[PROMPT]: Give the listing again in full, exactly as written.

[MATERIAL PROVIDED]:
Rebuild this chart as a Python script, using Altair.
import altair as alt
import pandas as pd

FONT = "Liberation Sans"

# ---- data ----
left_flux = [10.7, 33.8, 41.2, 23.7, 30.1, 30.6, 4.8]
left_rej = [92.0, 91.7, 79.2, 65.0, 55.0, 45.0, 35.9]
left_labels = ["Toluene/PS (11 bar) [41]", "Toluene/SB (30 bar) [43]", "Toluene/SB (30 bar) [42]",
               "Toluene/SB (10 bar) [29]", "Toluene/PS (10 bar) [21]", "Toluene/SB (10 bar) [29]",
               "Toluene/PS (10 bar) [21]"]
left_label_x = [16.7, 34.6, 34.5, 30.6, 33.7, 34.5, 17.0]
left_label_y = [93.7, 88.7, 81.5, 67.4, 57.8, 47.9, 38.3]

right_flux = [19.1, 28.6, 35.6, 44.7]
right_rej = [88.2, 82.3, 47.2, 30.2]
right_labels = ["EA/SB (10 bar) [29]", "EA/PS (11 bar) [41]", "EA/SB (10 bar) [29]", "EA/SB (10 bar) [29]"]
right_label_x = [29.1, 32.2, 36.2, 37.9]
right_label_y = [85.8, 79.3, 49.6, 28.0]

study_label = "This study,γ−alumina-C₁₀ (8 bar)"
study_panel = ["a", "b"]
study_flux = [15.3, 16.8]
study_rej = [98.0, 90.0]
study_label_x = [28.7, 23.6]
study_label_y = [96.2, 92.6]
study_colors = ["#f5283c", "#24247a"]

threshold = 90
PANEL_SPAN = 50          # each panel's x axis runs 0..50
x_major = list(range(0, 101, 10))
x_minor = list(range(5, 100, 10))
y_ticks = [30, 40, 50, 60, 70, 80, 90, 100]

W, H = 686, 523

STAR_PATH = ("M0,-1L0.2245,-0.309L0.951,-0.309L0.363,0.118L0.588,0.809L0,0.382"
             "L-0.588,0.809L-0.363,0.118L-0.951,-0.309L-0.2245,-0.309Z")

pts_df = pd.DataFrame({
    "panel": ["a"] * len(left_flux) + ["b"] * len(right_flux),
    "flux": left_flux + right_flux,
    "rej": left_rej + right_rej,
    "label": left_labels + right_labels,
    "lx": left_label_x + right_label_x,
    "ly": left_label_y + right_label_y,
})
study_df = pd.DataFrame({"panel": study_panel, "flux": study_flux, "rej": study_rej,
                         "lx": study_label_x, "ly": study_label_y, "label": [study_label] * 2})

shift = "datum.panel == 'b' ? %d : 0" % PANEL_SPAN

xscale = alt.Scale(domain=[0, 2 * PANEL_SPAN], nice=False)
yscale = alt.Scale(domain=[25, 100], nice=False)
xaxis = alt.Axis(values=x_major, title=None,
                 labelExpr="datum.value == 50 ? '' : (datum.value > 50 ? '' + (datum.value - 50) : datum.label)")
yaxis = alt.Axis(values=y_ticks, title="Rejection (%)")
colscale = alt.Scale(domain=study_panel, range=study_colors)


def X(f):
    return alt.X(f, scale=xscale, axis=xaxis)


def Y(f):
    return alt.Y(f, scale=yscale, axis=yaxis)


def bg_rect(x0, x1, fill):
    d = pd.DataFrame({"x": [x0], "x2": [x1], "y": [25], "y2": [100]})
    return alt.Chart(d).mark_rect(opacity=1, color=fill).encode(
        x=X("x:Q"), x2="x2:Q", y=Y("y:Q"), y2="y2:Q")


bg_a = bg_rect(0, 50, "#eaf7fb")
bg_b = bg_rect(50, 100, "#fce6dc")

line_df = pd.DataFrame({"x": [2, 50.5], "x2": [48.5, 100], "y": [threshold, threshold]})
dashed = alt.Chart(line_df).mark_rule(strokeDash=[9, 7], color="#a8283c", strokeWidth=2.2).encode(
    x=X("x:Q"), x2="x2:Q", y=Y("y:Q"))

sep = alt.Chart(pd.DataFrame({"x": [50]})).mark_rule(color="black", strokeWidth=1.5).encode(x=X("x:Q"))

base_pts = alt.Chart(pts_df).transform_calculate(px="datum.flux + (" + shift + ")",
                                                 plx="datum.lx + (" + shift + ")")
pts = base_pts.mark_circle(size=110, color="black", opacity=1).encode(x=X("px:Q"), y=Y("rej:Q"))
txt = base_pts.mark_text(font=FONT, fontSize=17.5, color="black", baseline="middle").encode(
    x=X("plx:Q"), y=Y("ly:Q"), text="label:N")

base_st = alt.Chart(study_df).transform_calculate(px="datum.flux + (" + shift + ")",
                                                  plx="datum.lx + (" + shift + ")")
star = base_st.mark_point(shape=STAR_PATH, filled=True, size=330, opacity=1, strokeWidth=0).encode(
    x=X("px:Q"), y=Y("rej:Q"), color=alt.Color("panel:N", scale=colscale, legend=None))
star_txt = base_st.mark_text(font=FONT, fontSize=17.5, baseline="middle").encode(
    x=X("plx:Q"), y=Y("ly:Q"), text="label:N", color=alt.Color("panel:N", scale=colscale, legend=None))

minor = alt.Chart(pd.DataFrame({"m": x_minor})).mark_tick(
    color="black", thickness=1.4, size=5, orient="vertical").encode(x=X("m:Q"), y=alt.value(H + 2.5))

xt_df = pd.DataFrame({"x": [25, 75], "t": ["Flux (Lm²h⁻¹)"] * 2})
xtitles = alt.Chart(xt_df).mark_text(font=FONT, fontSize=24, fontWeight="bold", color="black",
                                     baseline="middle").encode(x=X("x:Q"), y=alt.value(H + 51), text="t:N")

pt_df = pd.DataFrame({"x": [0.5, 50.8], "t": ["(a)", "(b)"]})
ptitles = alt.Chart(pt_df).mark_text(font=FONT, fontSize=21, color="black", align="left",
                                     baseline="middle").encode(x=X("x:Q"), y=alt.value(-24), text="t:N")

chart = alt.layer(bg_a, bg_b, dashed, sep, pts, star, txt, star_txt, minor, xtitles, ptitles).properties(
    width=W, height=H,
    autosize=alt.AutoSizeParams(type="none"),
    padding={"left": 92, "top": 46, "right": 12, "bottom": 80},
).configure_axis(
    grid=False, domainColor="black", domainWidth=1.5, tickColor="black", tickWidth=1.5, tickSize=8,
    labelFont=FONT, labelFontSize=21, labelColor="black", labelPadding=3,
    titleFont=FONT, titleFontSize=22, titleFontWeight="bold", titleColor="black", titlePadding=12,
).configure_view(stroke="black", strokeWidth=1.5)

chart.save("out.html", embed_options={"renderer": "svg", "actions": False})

[THE COMPLETED TASK]:
Rebuild this chart as a Python script, using Altair.
import altair as alt
import pandas as pd

FONT = "Liberation Sans"

# ---- data ----
left_flux = [10.7, 33.8, 41.2, 23.7, 30.1, 30.6, 4.8]
left_rej = [92.0, 91.7, 79.2, 65.0, 55.0, 45.0, 35.9]
left_labels = ["Toluene/PS (11 bar) [41]", "Toluene/SB (30 bar) [43]", "Toluene/SB (30 bar) [42]",
               "Toluene/SB (10 bar) [29]", "Toluene/PS (10 bar) [21]", "Toluene/SB (10 bar) [29]",
               "Toluene/PS (10 bar) [21]"]
left_label_x = [16.7, 34.6, 34.5, 30.6, 33.7, 34.5, 17.0]
left_label_y = [93.7, 88.7, 81.5, 67.4, 57.8, 47.9, 38.3]

right_flux = [19.1, 28.6, 35.6, 44.7]
right_rej = [88.2, 82.3, 47.2, 30.2]
right_labels = ["EA/SB (10 bar) [29]", "EA/PS (11 bar) [41]", "EA/SB (10 bar) [29]", "EA/SB (10 bar) [29]"]
right_label_x = [29.1, 32.2, 36.2, 37.9]
right_label_y = [85.8, 79.3, 49.6, 28.0]

study_label = "This study,γ−alumina-C₁₀ (8 bar)"
study_panel = ["a", "b"]
study_flux = [15.3, 16.8]
study_rej = [98.0, 90.0]
study_label_x = [28.7, 23.6]
study_label_y = [96.2, 92.6]
study_colors = ["#f5283c", "#24247a"]

threshold = 90
PANEL_SPAN = 50          # each panel's x axis runs 0..50
x_major = list(range(0, 101, 10))
x_minor = list(range(5, 100, 10))
y_ticks = [30, 40, 50, 60, 70, 80, 90, 100]

W, H = 686, 523

STAR_PATH = ("M0,-1L0.2245,-0.309L0.951,-0.309L0.363,0.118L0.588,0.809L0,0.382"
             "L-0.588,0.809L-0.363,0.118L-0.951,-0.309L-0.2245,-0.309Z")

pts_df = pd.DataFrame({
    "panel": ["a"] * len(left_flux) + ["b"] * len(right_flux),
    "flux": left_flux + right_flux,
    "rej": left_rej + right_rej,
    "label": left_labels + right_labels,
    "lx": left_label_x + right_label_x,
    "ly": left_label_y + right_label_y,
})
study_df = pd.DataFrame({"panel": study_panel, "flux": study_flux, "rej": study_rej,
                         "lx": study_label_x, "ly": study_label_y, "label": [study_label] * 2})

shift = "datum.panel == 'b' ? %d : 0" % PANEL_SPAN

xscale = alt.Scale(domain=[0, 2 * PANEL_SPAN], nice=False)
yscale = alt.Scale(domain=[25, 100], nice=False)
xaxis = alt.Axis(values=x_major, title=None,
                 labelExpr="datum.value == 50 ? '' : (datum.value > 50 ? '' + (datum.value - 50) : datum.label)")
yaxis = alt.Axis(values=y_ticks, title="Rejection (%)")
colscale = alt.Scale(domain=study_panel, range=study_colors)


def X(f):
    return alt.X(f, scale=xscale, axis=xaxis)


def Y(f):
    return alt.Y(f, scale=yscale, axis=yaxis)


def bg_rect(x0, x1, fill):
    d = pd.DataFrame({"x": [x0], "x2": [x1], "y": [25], "y2": [100]})
    return alt.Chart(d).mark_rect(opacity=1, color=fill).encode(
        x=X("x:Q"), x2="x2:Q", y=Y("y:Q"), y2="y2:Q")


bg_a = bg_rect(0, 50, "#eaf7fb")
bg_b = bg_rect(50, 100, "#fce6dc")

line_df = pd.DataFrame({"x": [2, 50.5], "x2": [48.5, 100], "y": [threshold, threshold]})
dashed = alt.Chart(line_df).mark_rule(strokeDash=[9, 7], color="#a8283c", strokeWidth=2.2).encode(
    x=X("x:Q"), x2="x2:Q", y=Y("y:Q"))

sep = alt.Chart(pd.DataFrame({"x": [50]})).mark_rule(color="black", strokeWidth=1.5).encode(x=X("x:Q"))

base_pts = alt.Chart(pts_df).transform_calculate(px="datum.flux + (" + shift + ")",
                                                 plx="datum.lx + (" + shift + ")")
pts = base_pts.mark_circle(size=110, color="black", opacity=1).encode(x=X("px:Q"), y=Y("rej:Q"))
txt = base_pts.mark_text(font=FONT, fontSize=17.5, color="black", baseline="middle").encode(
    x=X("plx:Q"), y=Y("ly:Q"), text="label:N")

base_st = alt.Chart(study_df).transform_calculate(px="datum.flux + (" + shift + ")",
                                                  plx="datum.lx + (" + shift + ")")
star = base_st.mark_point(shape=STAR_PATH, filled=True, size=330, opacity=1, strokeWidth=0).encode(
    x=X("px:Q"), y=Y("rej:Q"), color=alt.Color("panel:N", scale=colscale, legend=None))
star_txt = base_st.mark_text(font=FONT, fontSize=17.5, baseline="middle").encode(
    x=X("plx:Q"), y=Y("ly:Q"), text="label:N", color=alt.Color("panel:N", scale=colscale, legend=None))

minor = alt.Chart(pd.DataFrame({"m": x_minor})).mark_tick(
    color="black", thickness=1.4, size=5, orient="vertical").encode(x=X("m:Q"), y=alt.value(H + 2.5))

xt_df = pd.DataFrame({"x": [25, 75], "t": ["Flux (Lm²h⁻¹)"] * 2})
xtitles = alt.Chart(xt_df).mark_text(font=FONT, fontSize=24, fontWeight="bold", color="black",
                                     baseline="middle").encode(x=X("x:Q"), y=alt.value(H + 51), text="t:N")

pt_df = pd.DataFrame({"x": [0.5, 50.8], "t": ["(a)", "(b)"]})
ptitles = alt.Chart(pt_df).mark_text(font=FONT, fontSize=21, color="black", align="left",
                                     baseline="middle").encode(x=X("x:Q"), y=alt.value(-24), text="t:N")

chart = alt.layer(bg_a, bg_b, dashed, sep, pts, star, txt, star_txt, minor, xtitles, ptitles).properties(
    width=W, height=H,
    autosize=alt.AutoSizeParams(type="none"),
    padding={"left": 92, "top": 46, "right": 12, "bottom": 80},
).configure_axis(
    grid=False, domainColor="black", domainWidth=1.5, tickColor="black", tickWidth=1.5, tickSize=8,
    labelFont=FONT, labelFontSize=21, labelColor="black", labelPadding=3,
    titleFont=FONT, titleFontSize=22, titleFontWeight="bold", titleColor="black", titlePadding=12,
).configure_view(stroke="black", strokeWidth=1.5)

chart.save("out.html", embed_options={"renderer": "svg", "actions": False})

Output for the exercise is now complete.